Mayısın bir fırtınası da Filizkıran. Bitkilerin filiz verdiği bu ayda kuvvetle eser ve bazı filizleri ucundan koparır. Bu yüzden ona Filizkoparan da denir ama bu fırtınanın kırıp koparması zarar sayılmaz, onunki bitkileri seyreltmek, aralarına yaşam boşlukları açmak için bir çabadır. Bitki filizleri ilk boylanışlarında uçlarından kırılırsa kökleri daha iyi gelişir, gücünü boya değil de köke veren bitki, ileride karşılaşacağı kış rüzgarlarına karşı direnç kazanır. Mayıs sonlarına doğru yaz ağaçları çiçekten meyveye dönmeye başlar. Bu küçük meyveler filizkıran gibi sert fırtınalarda dala tutunamayıp dökülür, buna halk arasında san yağması denir.
Erguvanın Yahuda'nın kendini astığı ağaç olduğu, bu yüzden o kendine has rengi aldığı rivayet edilir.
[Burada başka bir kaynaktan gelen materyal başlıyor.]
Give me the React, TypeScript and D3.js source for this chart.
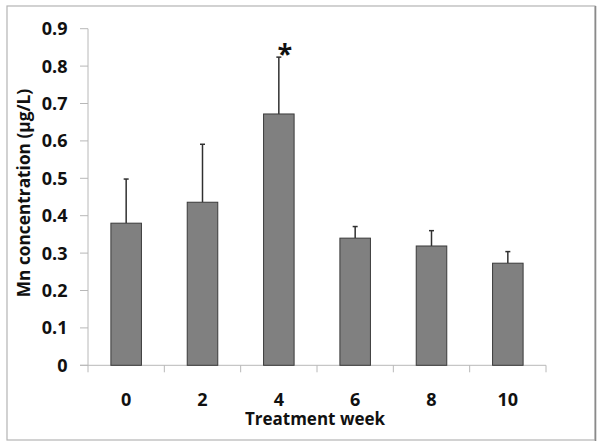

Erguvanların çiçeklenişi vaktiyle İstanbul'da bayram diye kutlanırmış.
Kork Abrilin beşinden öküz ayırır eşinden diye boşa dememişler, Rumi takvimde 5 Nisan'a denk gelen April Beşi, sayılı günlerdendir yani nesiller boyu tecrübe edilmiş şaşmaz doğa olaylarından biri.